Du kannst mit Inkscape in das .eps-Format speichern. Das beherrscht M$ Office ohne Probleme.


----------



## Kai_Jack (4. November 2005)

DAS IST GEEEIIIILLLLL 


Du nutzt das auch ? Hey, habe vorhin was gesucht weil ich für meine Diplomarbeit sehr gute Bildquali brauche, und Word und Openoffice, naja die Maloptionen sind dürftig.


Noch eine:

Hast du schonmal in OpenOffice ein Inhaltsverzeichnis gemacht oder weist du wo man ein bestehendes runterladen kann, wenn ich mein Wordinhaltsverzeichnis importe mit OOffice dann erkennt er das nur als text.


Gruß Jack


----------



## Kai_Jack (4. November 2005)

Sorry,

habe das speichern gemacht, aber er zeigt nur diesen Text an:

Diese Datei wird an einem POSTSCRIPTDRUCKER gedruckt. Aber nicht an anderen Druckern.
Das Bild fehlt


----------



## Neurodeamon (4. November 2005)

Ja, ich nutze Inkscape im professionellen Bereich (ich komme da mit den Pfadwerkzeugen besser zurecht und arbeite schneller als im Illustrator).



> Diese Datei wird an einem POSTSCRIPTDRUCKER gedruckt. Aber nicht an anderen Druckern. Das Bild fehlt


Den Fehler kann ich bei mir nicht reproduzieren. Aber auch bei mir wird die EPS-Datei nicht im OO-Dokument dargestellt.

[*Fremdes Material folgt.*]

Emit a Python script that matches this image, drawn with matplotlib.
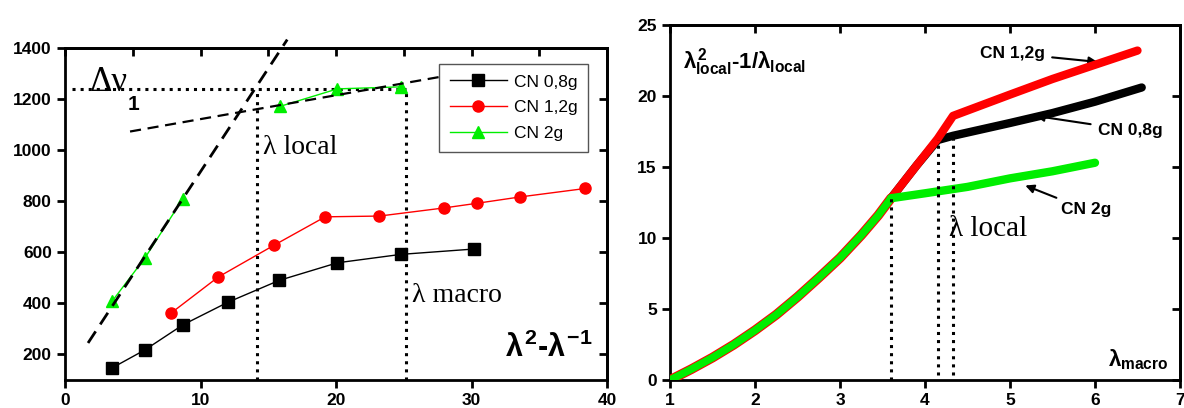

Openoffice hat vermutlich leichte Probleme mit Inkscape-Eps (oder generell, noch nicht getestet). JPG und PNG funktionieren in OpenOffice aber hervorragend. Mit Tipps zu M$ Office kann ich nicht dienen, das habe ich schon lange Zeit nicht mehr auf dem Rechner.

Im OpenOffice ist es auch einfach Inhaltsverzeichnisse zu erstellen. Das habe ich mal für eine Diplomarbeit meines Cousins verwendet und gleich als PDF gespeichert. Es funktioniert wie bei M$ Office. Du mußt nur die Überschriften-Vorlagen verwenden, damit diese erkannt werden. Beim Importieren von nativen Worddokumenten muss ich leider passen. Das habe ich bisher nicht gebraucht und weiß daher nicht ob OpenOffice damit vielleicht Probleme hat.


----------